American government administrator and politician

Joseph DeFelice is the current Assistant Deputy Secretary and Regional Administrator of the U.S. Department of Housing and Urban Development, Mid-Atlantic region. He previously served as Acting Assistant Deputy Secretary and Regional Administrator in the first Trump Administration. He was previously the head of the Philadelphia Republican Party, playing a role in Trump's popularity in the Northeast region of Philadelphia. In 2022, he worked as Of Counsel for Goldstein Law Partners.

==Early life==
DeFelice attended Father Judge High School in Northeast Philadelphia before earning his Bachelor's of Arts in Political Science from La Salle University, later earning his Juris Doctor degree from Widener University Delaware Law School. While practicing law, DeFelice served as chairman of the Mayfair Community Development Corporation and president of the Mayfair Civic Association before becoming Chairman of the Philadelphia Republican Party. He was also an adjunct professor at La Salle University and Widener University.

==Chair of Philadelphia GOP==

DeFelice became chair of the Philadelphia Republican City Committee in February 2016. Prior to his chairmanship, he was the executive director of the local party since 2013.

===Role in 2016 elections===
He was chair of the Philadelphia GOP, when the party won successes in the 2016 United States elections in the area. Trump outperformed in the city the previous Republican candidate, Mitt Romney by 2 percentage points. “Among the city’s wards that are more than 75 percent African American,” the Washington Post reported, “Trump got about 1,300 — or 31 percent — more votes than Romney.”
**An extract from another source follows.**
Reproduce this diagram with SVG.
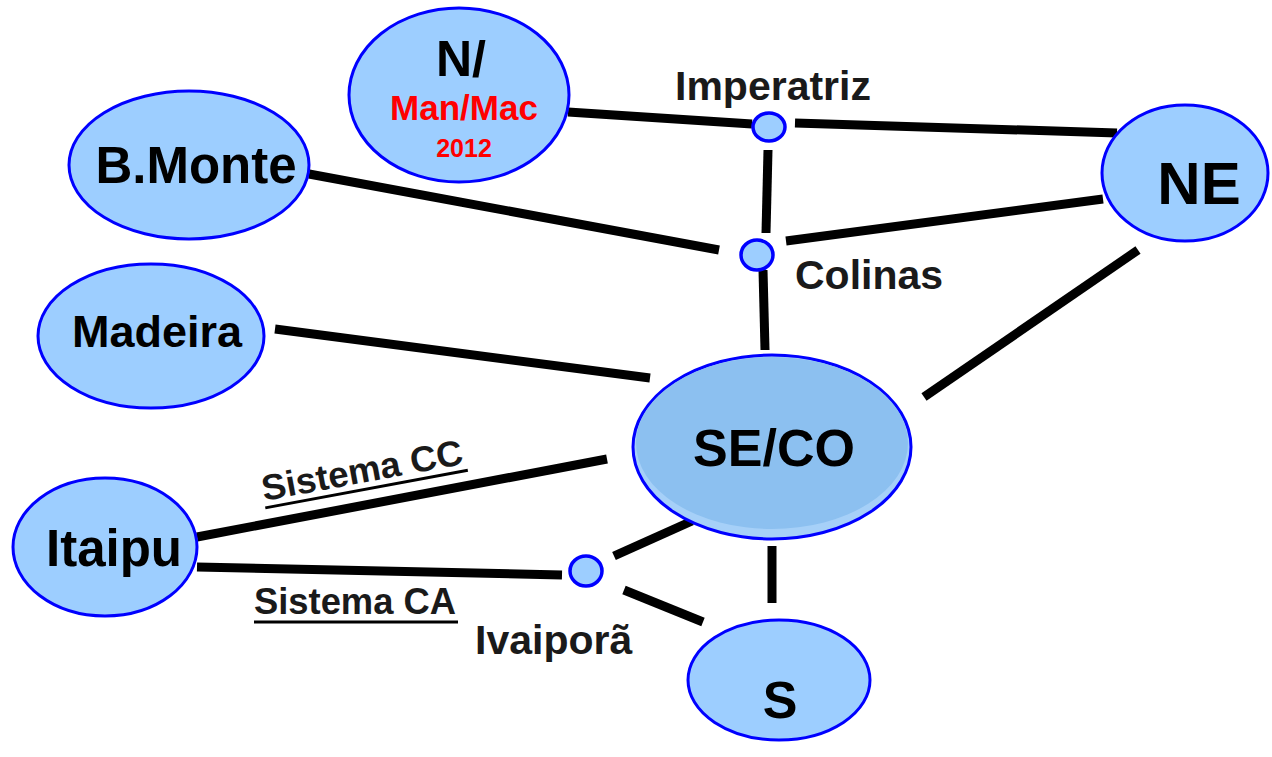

In the 2016 elections, Republican state representative Martina White fended off a Barack Obama-endorsed opponent in her Northeast Philadelphia district, where Democrats outnumber Republicans two-to-one, was able to defeat her opponent, continuing her tenure in the state house for additional years.

==Housing and Urban Development==

DeFelice stepped down from his Philadelphia GOP chairman position in April 2017 to fill the post of regional administrator of the Mid-Atlantic region in the U.S. Department of Housing and Urban Development under head administrator Ben Carson. The region covers Delaware, Maryland, Pennsylvania, Virginia, Washington, D.C. and West Virginia.